Only the lines from the top of the listing below to the line that has "plt.rcParams['font.family'] = ['Liberation" should be echoed, with both ends kept and pictures left out.

— start of ITEMS —

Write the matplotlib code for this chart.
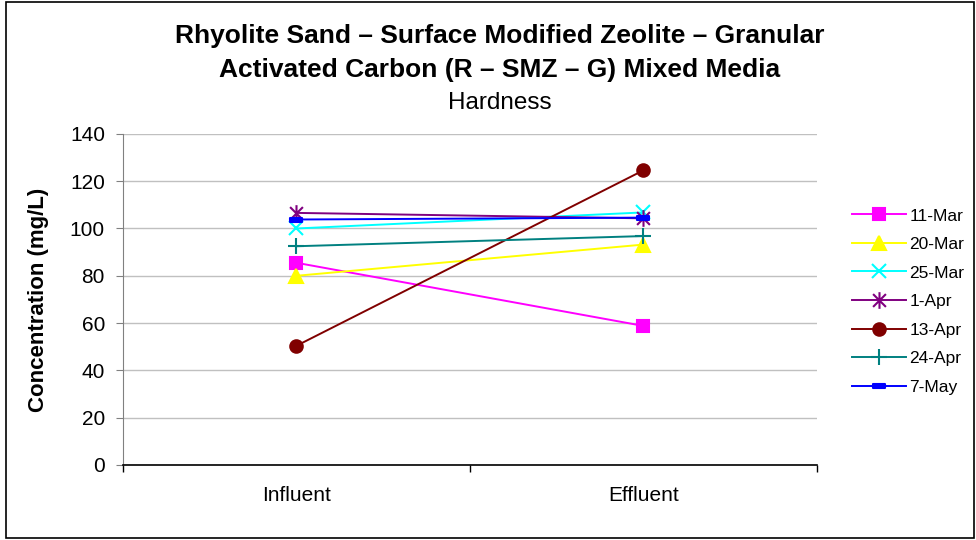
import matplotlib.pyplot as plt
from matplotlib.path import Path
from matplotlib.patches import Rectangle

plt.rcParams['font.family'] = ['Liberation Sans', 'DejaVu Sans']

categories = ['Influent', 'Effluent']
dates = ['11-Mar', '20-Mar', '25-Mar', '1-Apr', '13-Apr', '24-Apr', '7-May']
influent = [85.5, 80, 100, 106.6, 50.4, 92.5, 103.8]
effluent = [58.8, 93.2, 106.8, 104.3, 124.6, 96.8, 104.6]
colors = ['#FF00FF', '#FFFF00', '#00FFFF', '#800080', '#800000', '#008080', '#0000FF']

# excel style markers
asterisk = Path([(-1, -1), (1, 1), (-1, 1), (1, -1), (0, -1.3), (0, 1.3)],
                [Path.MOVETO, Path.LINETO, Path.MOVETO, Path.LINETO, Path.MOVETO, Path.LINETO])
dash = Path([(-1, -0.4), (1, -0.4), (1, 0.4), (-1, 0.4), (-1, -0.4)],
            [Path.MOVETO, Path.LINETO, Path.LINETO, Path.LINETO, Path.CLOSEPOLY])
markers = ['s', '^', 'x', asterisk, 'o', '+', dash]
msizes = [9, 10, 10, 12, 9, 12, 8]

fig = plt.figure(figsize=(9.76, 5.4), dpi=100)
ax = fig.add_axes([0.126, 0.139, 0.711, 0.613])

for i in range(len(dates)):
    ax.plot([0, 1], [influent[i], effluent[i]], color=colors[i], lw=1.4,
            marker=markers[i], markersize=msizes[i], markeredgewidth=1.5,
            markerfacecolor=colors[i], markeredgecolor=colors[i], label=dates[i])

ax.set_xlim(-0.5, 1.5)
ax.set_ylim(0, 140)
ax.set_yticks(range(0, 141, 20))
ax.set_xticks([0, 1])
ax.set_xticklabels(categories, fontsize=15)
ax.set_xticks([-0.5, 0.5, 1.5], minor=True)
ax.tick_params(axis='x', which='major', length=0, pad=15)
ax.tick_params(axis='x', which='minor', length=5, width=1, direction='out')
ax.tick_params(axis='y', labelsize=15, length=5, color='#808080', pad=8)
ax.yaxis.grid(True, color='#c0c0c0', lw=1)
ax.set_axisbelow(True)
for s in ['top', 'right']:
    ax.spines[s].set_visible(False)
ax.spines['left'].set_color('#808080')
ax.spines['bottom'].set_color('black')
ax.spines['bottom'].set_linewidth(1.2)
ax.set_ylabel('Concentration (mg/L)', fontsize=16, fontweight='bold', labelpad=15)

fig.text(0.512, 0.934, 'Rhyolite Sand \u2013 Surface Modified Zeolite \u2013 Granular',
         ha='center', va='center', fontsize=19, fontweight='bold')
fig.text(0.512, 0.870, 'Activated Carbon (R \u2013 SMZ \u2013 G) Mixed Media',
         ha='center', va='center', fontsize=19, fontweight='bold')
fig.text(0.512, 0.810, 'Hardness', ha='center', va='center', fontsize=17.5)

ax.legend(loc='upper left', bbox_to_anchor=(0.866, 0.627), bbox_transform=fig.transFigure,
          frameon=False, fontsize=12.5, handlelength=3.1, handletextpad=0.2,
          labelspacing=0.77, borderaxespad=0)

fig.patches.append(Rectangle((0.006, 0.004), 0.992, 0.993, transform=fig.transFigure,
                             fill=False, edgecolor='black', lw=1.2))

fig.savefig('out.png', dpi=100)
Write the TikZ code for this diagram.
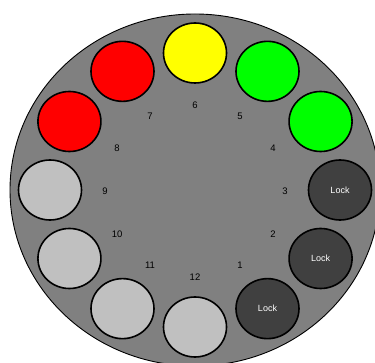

— end of ITEMS —

### SOLVED EXERCISE
Write the matplotlib code for this chart.
import matplotlib.pyplot as plt
from matplotlib.path import Path
from matplotlib.patches import Rectangle

plt.rcParams['font.family'] = ['Liberation Sans', 'DejaVu Sans']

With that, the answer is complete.